Begin with the first line and repeat exactly through the line containing "import seaborn as sns"; leave every image out.
BEGIN DATASET CONTENT
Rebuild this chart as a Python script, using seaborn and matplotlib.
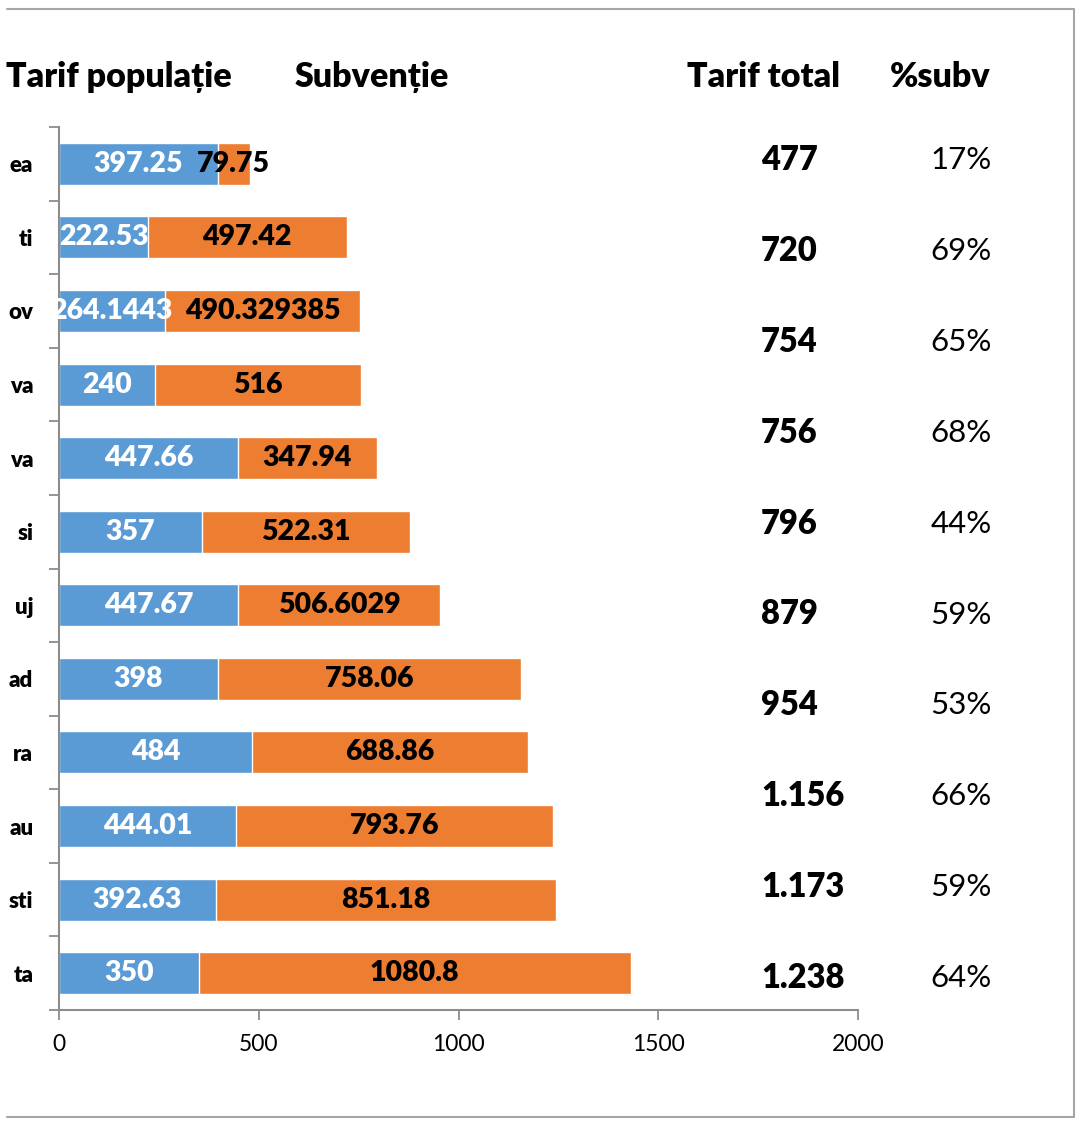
import numpy as np
import pandas as pd
import matplotlib
matplotlib.use("Agg")
from matplotlib import pyplot as plt
from matplotlib.lines import Line2D
import seaborn as sns

# data (top to bottom)
cities = ["ea", "ti", "ov", "va", "va ", "si", "uj", "ad", "ra", "au", "sti", "ta"]
tarif_populatie = [397.25, 222.53, 264.1443, 240, 447.66, 357, 447.67, 398, 484, 444.01, 392.63, 350]
subventie = [79.75, 497.42, 490.329385, 516, 347.94, 522.31, 506.6029, 758.06, 688.86, 793.76, 851.18, 1080.8]
pop_labels = ["397.25", "222.53", "264.1443", "240", "447.66", "357", "447.67", "398", "484", "444.01", "392.63", "350"]
subv_labels = ["79.75", "497.42", "490.329385", "516", "347.94", "522.31", "506.6029", "758.06", "688.86", "793.76", "851.18", "1080.8"]
tarif_total = ["477", "720", "754", "756", "796", "879", "954", "1.156", "1.173", "1.238"]
pct_subv = ["17%", "69%", "65%", "68%", "44%", "59%", "53%", "66%", "59%", "64%"]
headers = ["Tarif populație", "Subvenție", "Tarif total", "%subv"]

BLUE = "#5B9BD5"
ORANGE = "#ED7D31"
GREY = "#8c8c8c"

sns.set_theme(style="white")
plt.rcParams["font.family"] = ["Lato", "DejaVu Sans"]
plt.rcParams["text.color"] = "black"
plt.rcParams["xtick.labelcolor"] = "black"
plt.rcParams["ytick.labelcolor"] = "black"

df = pd.DataFrame({"oras": cities, "pop": tarif_populatie, "subv": subventie})
df["total"] = df["pop"] + df["subv"]

W, H = 1078, 1121
fig = plt.figure(figsize=(W / 100, H / 100), dpi=100)
ax = fig.add_axes([59 / W, 1 - 1010 / H, (858 - 59) / W, (1010 - 127) / H])

# stacked: full bar orange, population part blue on top
sns.barplot(data=df, x="total", y="oras", orient="h", color=ORANGE, width=0.57,
            saturation=1, ax=ax)
sns.barplot(data=df, x="pop", y="oras", orient="h", color=BLUE, width=0.57,
            saturation=1, ax=ax)

for bar, lab in zip(ax.containers[1], pop_labels):
    ax.text(bar.get_x() + bar.get_width() / 2, bar.get_y() + bar.get_height() / 2, lab,
            ha="center", va="center", color="white", fontsize=20.5, fontweight="heavy")
for bar, p, lab in zip(ax.containers[0], tarif_populatie, subv_labels):
    ax.text((p + bar.get_width()) / 2, bar.get_y() + bar.get_height() / 2, lab,
            ha="center", va="center", color="black", fontsize=20.5, fontweight="heavy")

ax.set_xlim(0, 2000)
ax.set_ylim(len(cities) - 0.5, -0.5)
ax.set_xticks([0, 500, 1000, 1500, 2000])
ax.set_xlabel("")
ax.set_ylabel("")
ax.set_yticks(range(len(cities)))
ax.set_yticklabels([c.strip() for c in cities], fontsize=16, fontweight="heavy")
ax.set_yticks(np.arange(-0.5, len(cities), 1), minor=True)
ax.tick_params(axis="y", which="major", length=0, pad=18.5)
ax.tick_params(axis="y", which="minor", length=7, color=GREY, width=1.3, direction="out", left=True)
ax.tick_params(axis="x", length=7, color=GREY, width=1.3, direction="out", bottom=True,
               labelsize=16.5, pad=10)
for s in ["top", "right"]:
    ax.spines[s].set_visible(False)
for s in ["left", "bottom"]:
    ax.spines[s].set_color(GREY)
    ax.spines[s].set_linewidth(1.5)

# header row
for txt, x in zip(headers, [6, 295, 687, 890]):
    fig.text(x / W, 1 - 77 / H, txt, ha="left", va="center", fontsize=24.5, fontweight="heavy")

# right-hand columns
for i, (t, p) in enumerate(zip(tarif_total, pct_subv)):
    y = 1 - (160 + i * 90.9) / H
    fig.text(761 / W, y, t, ha="left", va="center", fontsize=23.5, fontweight="heavy")
    fig.text(961 / W, y, p, ha="center", va="center", fontsize=22.5)

# frame of the original chart area
for xs, ys in [([7, 1074], [9, 9]), ([1074, 1074], [9, 1117]), ([7, 1074], [1117, 1117])]:
    fig.add_artist(Line2D([x / W for x in xs], [1 - y / H for y in ys], color="#a6a6a6", lw=1.5))

fig.savefig("out.png", dpi=100)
END DATASET CONTENT
WRITTEN RESPONSE:
Rebuild this chart as a Python script, using seaborn and matplotlib.
import numpy as np
import pandas as pd
import matplotlib
matplotlib.use("Agg")
from matplotlib import pyplot as plt
from matplotlib.lines import Line2D
import seaborn as sns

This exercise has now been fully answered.